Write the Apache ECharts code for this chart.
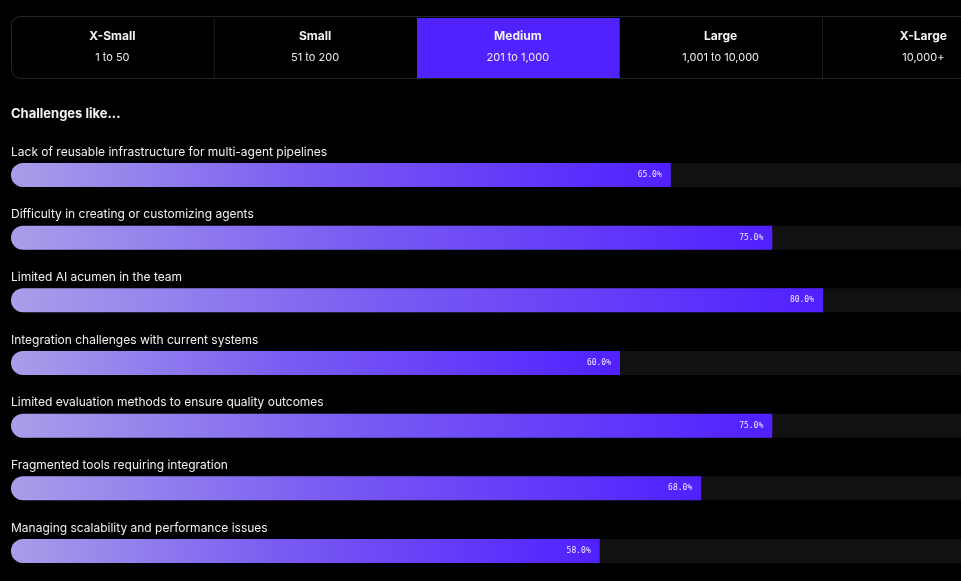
<!DOCTYPE html>
<html>
<head>
<meta charset="utf-8">
<script src="https://cdn.jsdelivr.net/npm/echarts@6/dist/echarts.min.js"></script>
<style>
html,body{margin:0;padding:0;background:#000;}
#chart{width:961px;height:581px;}
</style>
</head>
<body>
<div id="chart"></div>
<script>
const tabNames = ['X-Small', 'Small', 'Medium', 'Large', 'X-Large'];
const tabRanges = ['1 to 50', '51 to 200', '201 to 1,000', '1,001 to 10,000', '10,000+'];
const activeTab = 2;
const heading = 'Challenges like...';
const categories = [
  'Lack of reusable infrastructure for multi-agent pipelines',
  'Difficulty in creating or customizing agents',
  'Limited AI acumen in the team',
  'Integration challenges with current systems',
  'Limited evaluation methods to ensure quality outcomes',
  'Fragmented tools requiring integration',
  'Managing scalability and performance issues'
];
const values = [65, 75, 80, 60, 75, 68, 58];

const FONT = 'Inter, "Noto Sans", sans-serif';
const chart = echarts.init(document.getElementById('chart'));

// the 0–100 track is wider than the window; only the part up to the right edge is visible
const trackFull = 1015, gridLeft = 11, gridW = 950;
const xMax = 100 * gridW / trackFull;

const tabX0 = 11, tabW = 202.75, tabY = 17, tabH = 61;
const graphics = [];
graphics.push({
  type: 'rect', shape: {x: tabX0 + 0.5, y: tabY - 0.5, width: tabW * 5, height: tabH + 1, r: 9},
  style: {fill: '#000', stroke: '#262626', lineWidth: 1}, z: 1
});
tabNames.forEach((name, i) => {
  const x = tabX0 + i * tabW;
  if (i === activeTab) {
    graphics.push({type: 'rect', shape: {x: x + 0.5, y: tabY + 1, width: tabW, height: tabH - 1},
      style: {fill: '#5022ff'}, z: 2});
  } else if (i > 0 && i !== activeTab + 1) {
    graphics.push({type: 'line', shape: {x1: x + 0.5, y1: tabY + 1, x2: x + 0.5, y2: tabY + tabH},
      style: {stroke: '#1c1c1c', lineWidth: 1}, z: 2});
  }
  graphics.push({type: 'text', x: x + tabW / 2, y: 36, z: 3,
    style: {text: name, fill: '#f2f2f2', font: 'bold 12px ' + FONT, align: 'center', verticalAlign: 'middle'}});
  graphics.push({type: 'text', x: x + tabW / 2, y: 58, z: 3,
    style: {text: tabRanges[i], fill: '#ececec', font: '11px ' + FONT, align: 'center', verticalAlign: 'middle'}});
});
graphics.push({type: 'text', x: 11, y: 114, z: 3,
  style: {text: heading, fill: '#f2f2f2', font: 'bold 13px ' + FONT, align: 'left', verticalAlign: 'middle'}});

chart.setOption({
  backgroundColor: '#000',
  animation: false,
  graphic: graphics,
  // category centres sit on the grid edges (boundaryGap false), ~63px apart
  grid: {left: gridLeft, width: gridW, top: 175, bottom: 27, containLabel: false},
  xAxis: {type: 'value', min: 0, max: xMax, show: false},
  yAxis: {
    type: 'category', data: categories, inverse: true, boundaryGap: false,
    axisLine: {show: false}, axisTick: {show: false}, splitLine: {show: false},
    axisLabel: {
      inside: true, margin: 0, align: 'left', verticalAlign: 'middle',
      interval: 0, showMinLabel: true, showMaxLabel: true, hideOverlap: false,
      formatter: v => '{a|' + v + '}\n{b|}',
      rich: {
        a: {color: '#f0f0f0', fontFamily: FONT, fontSize: 12, lineHeight: 14},
        b: {height: 46, lineHeight: 46}
      }
    },
    z: 5
  },
  series: [{
    type: 'bar',
    data: values,
    barWidth: 24,
    showBackground: true,
    backgroundStyle: {color: '#111111', borderRadius: [12, 0, 0, 12]},
    itemStyle: {
      borderRadius: [12, 0, 0, 12],
      color: new echarts.graphic.LinearGradient(0, 0, 1, 0, [
        {offset: 0, color: '#a99ee9'},
        {offset: 0.45, color: '#7a5cf2'},
        {offset: 1, color: '#5020ff'}
      ])
    },
    label: {
      show: true, position: 'insideRight', distance: 9,
      formatter: p => p.value.toFixed(1) + '%',
      color: '#ece8ff', fontFamily: '"DejaVu Sans Mono", monospace', fontSize: 8
    }
  }]
});
</script>
</body>
</html>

+-------+

**WHAT IS EXPECTED**.
Restate only the lines running from the start of the material above through the line containing "const xMax = 100 * gridW / trackFull;", ends included. No pictures.

**CORRECT OUTPUT**.
Write the Apache ECharts code for this chart.
<!DOCTYPE html>
<html>
<head>
<meta charset="utf-8">
<script src="https://cdn.jsdelivr.net/npm/echarts@6/dist/echarts.min.js"></script>
<style>
html,body{margin:0;padding:0;background:#000;}
#chart{width:961px;height:581px;}
</style>
</head>
<body>
<div id="chart"></div>
<script>
const tabNames = ['X-Small', 'Small', 'Medium', 'Large', 'X-Large'];
const tabRanges = ['1 to 50', '51 to 200', '201 to 1,000', '1,001 to 10,000', '10,000+'];
const activeTab = 2;
const heading = 'Challenges like...';
const categories = [
  'Lack of reusable infrastructure for multi-agent pipelines',
  'Difficulty in creating or customizing agents',
  'Limited AI acumen in the team',
  'Integration challenges with current systems',
  'Limited evaluation methods to ensure quality outcomes',
  'Fragmented tools requiring integration',
  'Managing scalability and performance issues'
];
const values = [65, 75, 80, 60, 75, 68, 58];

const FONT = 'Inter, "Noto Sans", sans-serif';
const chart = echarts.init(document.getElementById('chart'));

// the 0–100 track is wider than the window; only the part up to the right edge is visible
const trackFull = 1015, gridLeft = 11, gridW = 950;
const xMax = 100 * gridW / trackFull;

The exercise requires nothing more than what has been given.